As the leaves and temperatures fall and we head into the winter months most of our chooks will be going though the annual moult. Egg numbers will have dropped off dramatically or might have ceased. With the shortening of daylight hours the chook’s natural cycle recognizes that winter is approaching so she needs to stop laying to build up her reserves for spring. This is a perfectly natural thing to do. Most hens will spend nine months of the year laying and three months shedding and replacing their feathers. Both activities require large amounts of protein.
Laying an egg is a big job! Essentially an egg is protein wrapped in calcium. For nine months of the year the hen has done an awesome job producing us lovely, fresh eggs. Now she needs to concentrate on giving her body a rest and replenishing her reserves for the next laying season. During this time she will be shedding and replacing her feathers and building up the calcium reserves she has depleted in her bones over the past laying season. Making new feathers requires lots of protein and she will need quality feed to achieve it.

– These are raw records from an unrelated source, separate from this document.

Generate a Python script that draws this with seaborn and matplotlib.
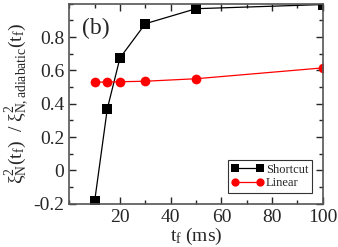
import numpy as np
import pandas as pd
import seaborn as sns
from matplotlib import pyplot as plt
from matplotlib.ticker import MultipleLocator

tf = [10, 15, 20, 30, 50, 100]
shortcut = [-0.185, 0.37, 0.675, 0.88, 0.97, 0.995]
linear = [0.53, 0.53, 0.532, 0.535, 0.55, 0.615]

df = pd.DataFrame({'tf': tf * 2,
                   'ratio': shortcut + linear,
                   'method': ['Shortcut'] * len(tf) + ['Linear'] * len(tf)})

sns.set_style('ticks')
plt.rcParams['font.family'] = ['Liberation Serif', 'DejaVu Serif']
plt.rcParams['mathtext.fontset'] = 'stix'

fig, ax = plt.subplots(figsize=(3.38, 2.47), dpi=100)
sns.lineplot(data=df, x='tf', y='ratio', hue='method', style='method',
             palette={'Shortcut': 'black', 'Linear': 'red'},
             markers={'Shortcut': 's', 'Linear': 'o'}, dashes=False,
             markersize=7, linewidth=0.9, markeredgewidth=0, ax=ax)

ax.set_xlim(0, 100)
ax.set_ylim(-0.2, 1.0)
ax.xaxis.set_major_locator(MultipleLocator(20))
ax.xaxis.set_minor_locator(MultipleLocator(10))
ax.yaxis.set_major_locator(MultipleLocator(0.2))
ax.yaxis.set_minor_locator(MultipleLocator(0.1))
ax.set_xticks([20, 40, 60, 80, 100])
ax.set_yticks([-0.2, 0, 0.2, 0.4, 0.6, 0.8])
ax.set_yticklabels(['-0.2', '0', '0.2', '0.4', '0.6', '0.8'])
ax.tick_params(which='both', direction='in', top=True, right=True,
               labelsize=14, width=1)
ax.tick_params(which='major', length=5)
ax.tick_params(which='minor', length=3)
for s in ax.spines.values():
    s.set_linewidth(1.2)
    s.set_color('#555555')

ax.set_xlabel(r'$\mathregular{t_f}$ (ms)', fontsize=14, labelpad=0)
ax.set_ylabel(r'$\mathregular{\xi^2_N(t_f)\ \ /\ \xi^2_{N,adiabatic}(t_f)}$',
              fontsize=14, labelpad=2)
ax.text(0.05, 0.93, '(b)', transform=ax.transAxes, fontsize=17, va='top')

leg = ax.legend(title=None, loc='lower right', fontsize=9, frameon=True,
                fancybox=False, edgecolor='black', handlelength=2.6,
                numpoints=2, markerscale=0.85,
                borderpad=0.25, labelspacing=0.15, handletextpad=0.2,
                borderaxespad=0.9)
leg.get_frame().set_linewidth(0.8)

fig.subplots_adjust(left=0.205, right=0.955, top=0.985, bottom=0.175)
fig.savefig('out.png', dpi=100)
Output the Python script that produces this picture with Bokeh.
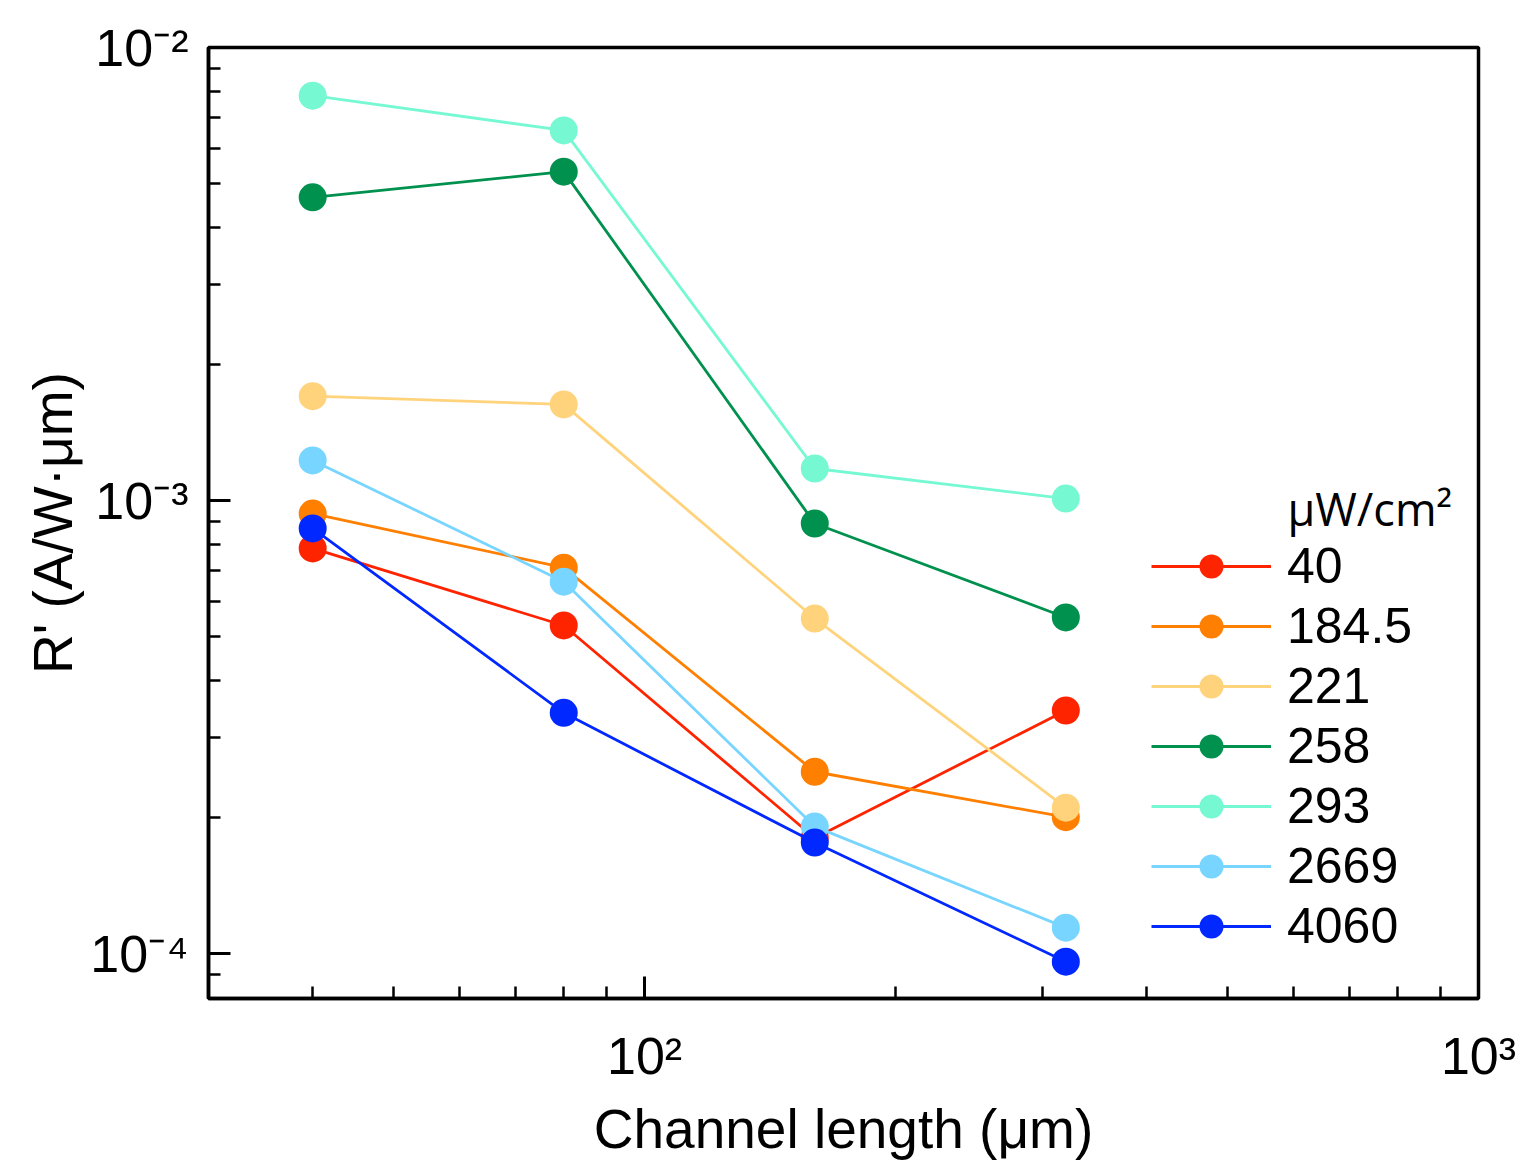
from bokeh.plotting import figure
from bokeh.models import FixedTicker, Legend, LegendItem, Label, Range1d
from bokeh.embed import file_html
from bokeh.resources import INLINE

# ---------------- data ----------------
channel_length = [40, 80, 160, 320]          # µm
series_names = ["40", "184.5", "221", "258", "293", "2669", "4060"]   # µW/cm²
r_40 = [7.84e-4, 5.30e-4, 1.80e-4, 3.44e-4]
r_184_5 = [9.36e-4, 7.11e-4, 2.52e-4, 2.00e-4]
r_221 = [1.70e-3, 1.63e-3, 5.49e-4, 2.10e-4]
r_258 = [4.67e-3, 5.32e-3, 8.90e-4, 5.52e-4]
r_293 = [7.83e-3, 6.56e-3, 1.177e-3, 1.010e-3]
r_2669 = [1.226e-3, 6.62e-4, 1.907e-4, 1.141e-4]
r_4060 = [8.68e-4, 3.40e-4, 1.758e-4, 9.60e-5]
series_values = [r_40, r_184_5, r_221, r_258, r_293, r_2669, r_4060]
series_colors = ["#FF2400", "#FF7F00", "#FFD37C", "#00914F", "#76F9D3", "#77D5FF", "#0028FF"]

x_major_ticks = [100, 1000]
x_major_labels = ["10²", "10³"]
x_minor_ticks = [40, 50, 60, 70, 80, 90, 200, 300, 400, 500, 600, 700, 800, 900]
y_major_ticks = [1e-4, 1e-3, 1e-2]
y_major_labels = ["10⁻⁴", "10⁻³", "10⁻²"]
y_minor_ticks = [9e-5, 2e-4, 3e-4, 4e-4, 5e-4, 6e-4, 7e-4, 8e-4, 9e-4,
                 2e-3, 3e-3, 4e-3, 5e-3, 6e-3, 7e-3, 8e-3, 9e-3]
x_range = (30, 1000)
y_range = (7.96e-5, 1e-2)

legend_title = "μW/cm²"
x_title = "Channel length (μm)"
y_title = "R' (A/W·μm)"

AXIS_FONT = "Liberation Sans"
LEGEND_FONT = "Liberation Sans"
TITLE_FONT = "Open Sans"

p = figure(width=1532, height=1168, x_axis_type="log", y_axis_type="log",
           x_range=Range1d(*x_range), y_range=Range1d(*y_range),
           output_backend="svg", toolbar_location=None,
           min_border_left=208, min_border_right=54, min_border_top=47, min_border_bottom=170)

p.xgrid.visible = False
p.ygrid.visible = False
p.background_fill_color = "white"
p.border_fill_color = "white"
p.outline_line_color = "black"
p.outline_line_width = 3.5

p.xaxis.ticker = FixedTicker(ticks=x_major_ticks, minor_ticks=x_minor_ticks)
p.yaxis.ticker = FixedTicker(ticks=y_major_ticks, minor_ticks=y_minor_ticks)
p.xaxis.major_label_overrides = dict(zip(x_major_ticks, x_major_labels))
p.yaxis.major_label_overrides = dict(zip(y_major_ticks, y_major_labels))

for ax in (p.xaxis, p.yaxis):
    ax.axis_line_color = "black"
    ax.axis_line_width = 3.5
    ax.major_tick_in = 22
    ax.major_tick_out = 0
    ax.minor_tick_in = 12
    ax.minor_tick_out = 0
    ax.major_tick_line_width = 3
    ax.minor_tick_line_width = 2.5
    ax.major_tick_line_color = "black"
    ax.minor_tick_line_color = "black"
    ax.major_label_text_font = AXIS_FONT
    ax.major_label_text_font_size = "52px"
    ax.major_label_text_color = "black"
    ax.axis_label_text_font = AXIS_FONT
    ax.axis_label_text_font_size = "55px"
    ax.axis_label_text_font_style = "normal"
    ax.axis_label_text_color = "black"

p.xaxis.axis_label = x_title
p.yaxis.axis_label = y_title
p.xaxis.major_label_standoff = 28
p.xaxis.axis_label_standoff = 10
p.yaxis.major_label_standoff = 20
p.yaxis.axis_label_standoff = 3

items = []
for name, ys, color in zip(series_names, series_values, series_colors):
    ln = p.line(channel_length, ys, line_color=color, line_width=2.8)
    sc = p.scatter(channel_length, ys, size=28, fill_color=color, line_color=color, line_width=0)
    items.append(LegendItem(label=name, renderers=[ln, sc]))

legend = Legend(items=items, location=(943, 42), glyph_width=120, glyph_height=60,
                spacing=0, label_standoff=16, label_height=60,
                label_text_font=LEGEND_FONT, label_text_font_size="50px",
                label_text_color="black",
                border_line_color=None, background_fill_alpha=0,
                padding=0, margin=0)
p.add_layout(legend)

title_label = Label(x=1079, y=490, x_units="screen", y_units="screen", text=legend_title,
                    text_font=TITLE_FONT, text_font_size="45px", text_baseline="alphabetic",
                    text_align="left", text_color="black")
p.add_layout(title_label)

open("out.html", "w").write(file_html(p, INLINE))
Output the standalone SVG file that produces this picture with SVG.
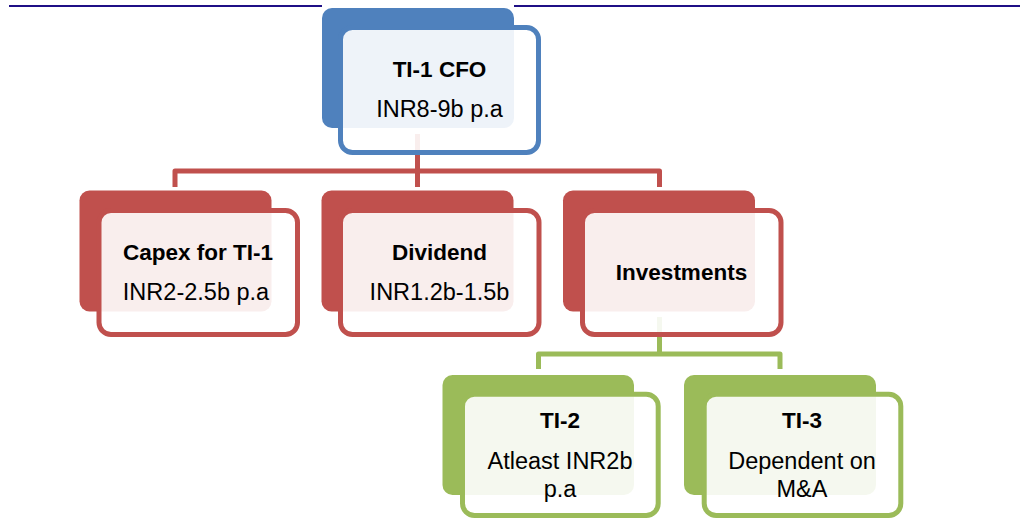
<svg xmlns="http://www.w3.org/2000/svg" width="1029" height="522" viewBox="0 0 1029 522">
  <style>
    .rule { stroke: #1F0F86; stroke-width: 2; fill: none; }
    .back { stroke: none; }
    .front { fill: #FFFFFF; fill-opacity: 0.9; stroke-width: 5; }
    .blue .back { fill: #4F81BD; }
    .blue .front { stroke: #4F81BD; }
    .red .back { fill: #C0504D; }
    .red .front { stroke: #C0504D; }
    .green .back { fill: #9BBB59; }
    .green .front { stroke: #9BBB59; }
    .link { fill: none; stroke-width: 5; stroke-linejoin: round; }
    .link.red { stroke: #C0504D; }
    .link.green { stroke: #9BBB59; }
    text { font-family: "Liberation Sans", Arial, sans-serif; fill: #000000; text-anchor: middle; }
    .title { font-weight: bold; font-size: 22.5px; }
    .value { font-size: 23.5px; }
  </style>

  <!-- header rule, broken where the top card sits -->
  <line class="rule" x1="9" y1="6" x2="322" y2="6"/>
  <line class="rule" x1="514" y1="6" x2="1020" y2="6"/>

  <!-- connectors -->
  <g id="connectors">
    <path class="link red" d="M417.5,134 V187"/>
    <path class="link red" d="M175,187 V171 H659.5 V187"/>
    <path class="link green" d="M659.5,317 V354"/>
    <path class="link green" d="M538.5,369 V354 H780 V369"/>
  </g>

  <!-- root -->
  <g id="ti1-cfo" class="blue">
    <rect class="back" x="322" y="8" width="192" height="120" rx="10"/>
    <rect class="front" x="340.5" y="27.5" width="198" height="125" rx="12"/>
    <text class="title" x="439.5" y="77">TI-1 CFO</text>
    <text class="value" x="439.5" y="117">INR8-9b p.a</text>
  </g>

  <!-- second level -->
  <g id="capex" class="red">
    <rect class="back" x="79.5" y="190.5" width="192" height="121" rx="10"/>
    <rect class="front" x="99" y="210.5" width="198.5" height="124" rx="12"/>
    <text class="title" x="198" y="260">Capex for TI-1</text>
    <text class="value" x="196" y="300">INR2-2.5b p.a</text>
  </g>

  <g id="dividend" class="red">
    <rect class="back" x="321.5" y="190.5" width="192" height="121" rx="10"/>
    <rect class="front" x="340.5" y="210.5" width="198.5" height="124" rx="12"/>
    <text class="title" x="439.5" y="260">Dividend</text>
    <text class="value" x="439.5" y="300">INR1.2b-1.5b</text>
  </g>

  <g id="investments" class="red">
    <rect class="back" x="563" y="190.5" width="192" height="121" rx="10"/>
    <rect class="front" x="582.5" y="210.5" width="198.5" height="124" rx="12"/>
    <text class="title" x="681.5" y="280">Investments</text>
  </g>

  <!-- third level -->
  <g id="ti2" class="green">
    <rect class="back" x="442.5" y="375" width="191.5" height="120" rx="10"/>
    <rect class="front" x="462.5" y="394.2" width="195.7" height="121.3" rx="12"/>
    <text class="title" x="560" y="428">TI-2</text>
    <text class="value" x="560" y="469">Atleast INR2b</text>
    <text class="value" x="560" y="497">p.a</text>
  </g>

  <g id="ti3" class="green">
    <rect class="back" x="684" y="375" width="192" height="120" rx="10"/>
    <rect class="front" x="704.2" y="394.2" width="196.6" height="121.3" rx="12"/>
    <text class="title" x="802" y="428">TI-3</text>
    <text class="value" x="802" y="469">Dependent on</text>
    <text class="value" x="802" y="497">M&amp;A</text>
  </g>
</svg>
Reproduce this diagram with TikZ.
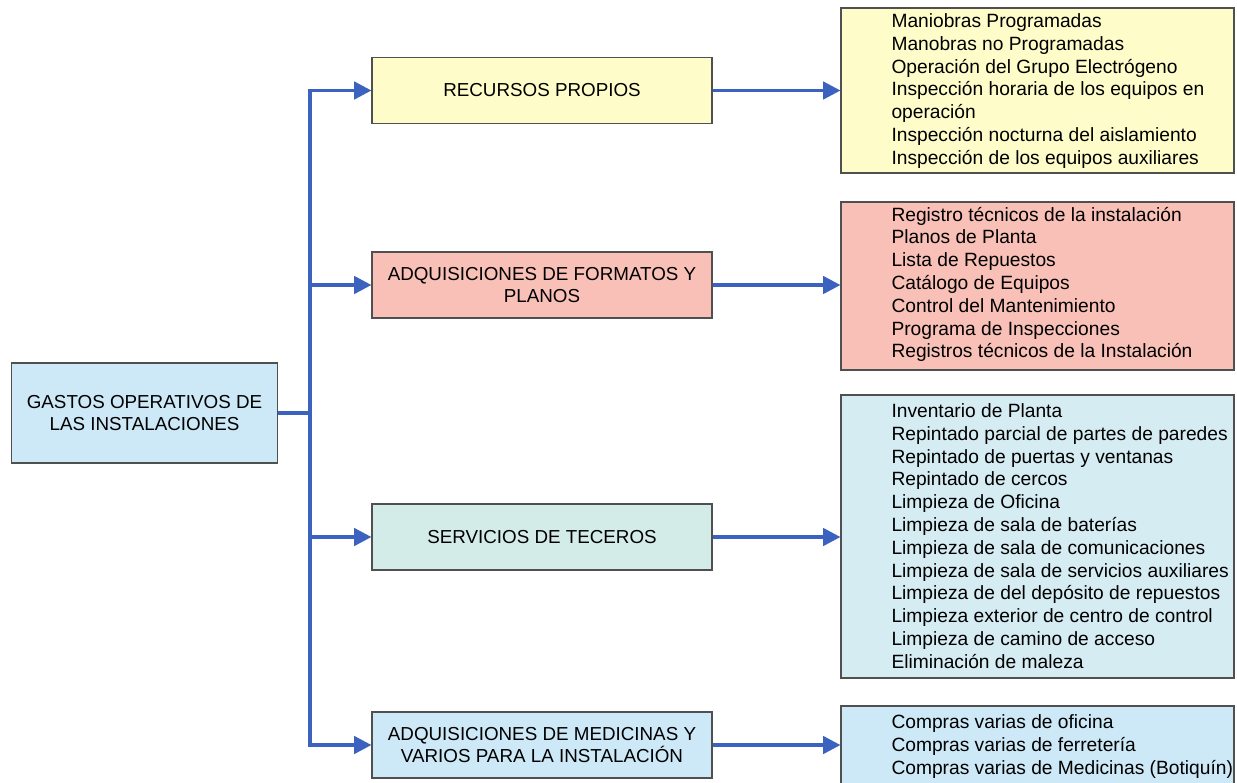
\documentclass[tikz,border=0pt]{standalone}
\usepackage{fontspec}
\setmainfont{Liberation Sans}
\usetikzlibrary{arrows.meta}

\definecolor{feedblue}{RGB}{58,98,190}
\definecolor{edgegray}{RGB}{80,80,80}
\definecolor{rootfill}{RGB}{205,232,246}
\definecolor{propiofill}{RGB}{254,252,200}
\definecolor{formatofill}{RGB}{248,192,182}
\definecolor{tercerofill}{RGB}{212,236,232}
\definecolor{limpiezafill}{RGB}{214,236,243}
\definecolor{medicinafill}{RGB}{205,232,246}

\tikzset{every picture/.style={line width=0.75pt}}
\tikzset{
  catbox/.style={draw=edgegray, line width=0.8pt, minimum width=255pt, minimum height=49.5pt,
    align=center, font=\fontsize{14.1pt}{16.5pt}\selectfont},
  listbox/.style={draw=edgegray, line width=0.8pt, minimum width=294.75pt},
  listtext/.style={anchor=west, align=left, inner sep=0pt, font=\fontsize{14.4pt}{17.1pt}\selectfont},
  feed/.style={draw=feedblue, line width=2.6pt, -{Triangle[length=13pt, width=13pt]}}
}

\begin{document}
\begin{tikzpicture}[x=0.75pt,y=0.75pt,yscale=-1,xscale=1]
    \useasboundingbox (0,0) rectangle (1237,782);

    %Root box
    \node [catbox, fill=rootfill, minimum width=200pt, minimum height=75pt] (gastos) at (144.5,413) {GASTOS OPERATIVOS DE\\LAS INSTALACIONES};

    %Middle boxes
    \node [catbox, fill=propiofill] (propios) at (542,90.5) {RECURSOS PROPIOS};
    \node [catbox, fill=formatofill] (formatos) at (542,285) {ADQUISICIONES DE FORMATOS Y\\PLANOS};
    \node [catbox, fill=tercerofill] (terceros) at (542,537) {SERVICIOS DE TECEROS};
    \node [catbox, fill=medicinafill] (medicinas) at (542,745) {ADQUISICIONES DE MEDICINAS Y\\VARIOS PARA LA INSTALACIÓN};

    %Right boxes
    \node [listbox, fill=propiofill, minimum height=123.75pt] (lpropios) at (1037.5,90.5) {};
    \node [listbox, fill=formatofill, minimum height=126pt] (lformatos) at (1037.5,286) {};
    \node [listbox, fill=limpiezafill, minimum height=212.25pt] (lterceros) at (1037.5,536.5) {};
    \node [listbox, fill=medicinafill, minimum height=60pt] (lmedicinas) at (1037.5,746) {};

    % Text Nodes
    \node [listtext] (tpropios) at (891,91) {Maniobras Programadas\\Manobras no Programadas\\Operación del Grupo Electrógeno\\Inspección horaria de los equipos en\\operación\\Inspección nocturna del aislamiento\\Inspección de los equipos auxiliares};
    \node [listtext] (tformatos) at (891,284.5) {Registro técnicos de la instalación\\Planos de Planta\\Lista de Repuestos\\Catálogo de Equipos\\Control del Mantenimiento\\Programa de Inspecciones\\Registros técnicos de la Instalación};
    \node [listtext] (tterceros) at (891,536) {Inventario de Planta\\Repintado parcial de partes de paredes\\Repintado de puertas y ventanas\\Repintado de cercos\\Limpieza de Oficina\\Limpieza de sala de baterías\\Limpieza de sala de comunicaciones\\Limpieza de sala de servicios auxiliares\\Limpieza de del depósito de repuestos\\Limpieza exterior de centro de control\\Limpieza de camino de acceso\\Eliminación de maleza};
    \node [listtext] (tmedicinas) at (891,746.5) {Compras varias de oficina\\Compras varias de ferretería\\Compras varias de Medicinas (Botiquín)};

    %Connectors
    \coordinate (trunk) at (310,413);
    \draw [feedblue, line width=2.6pt] (gastos.east) -- (trunk);
    \draw [feed] (trunk) |- (propios.west);
    \draw [feed] (trunk |- formatos.west) -- (formatos.west);
    \draw [feed] (trunk |- terceros.west) -- (terceros.west);
    \draw [feed] (trunk) |- (medicinas.west);

    \draw [feed] (propios.east) -- (propios.east -| lpropios.west);
    \draw [feed] (formatos.east) -- (formatos.east -| lformatos.west);
    \draw [feed] (terceros.east) -- (terceros.east -| lterceros.west);
    \draw [feed] (medicinas.east) -- (medicinas.east -| lmedicinas.west);
\end{tikzpicture}
\end{document}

Remember to keep feeding your chooks a quality nutritionally balanced feed during the moult. We feed our chooks all year round on a nutritionally balanced complete feed which contains high levels of ruminant protein. Chooks are not vegetarians so make sure the feed you are feeding out has meat / bone meal, blood meal and tallow in it. Look on the labels of the feed you buy and check what the crude protein levels are and what type of protein it is. You might be surprised to find that some of the feeds out there have lower levels of crude protein in them and are vegetable based hence the lower prices. Soybean meal used in these vegetarian based proteins have low levels of the essential amino acids like lysine and methoinine which, if not substituted synthetically, will cause problems such as poor feathering, faulty eggs and low egg production. Cheap feed with the lower levels of crude protein, especially vegetable based proteins, will not give your hens what they need to be top producers.

12 Tips for Top Hen Health & Premium Egg Production

To Sum It Up

Feed your birds the best you can! Feed them the best feed and keep them in good health and they will lay well for you. It is a false economy to think that buying cheap feed, or just feeding out kitchen scraps or grains or leaving your chooks to forage will be sufficient to provide you with lots of lovely fresh eggs.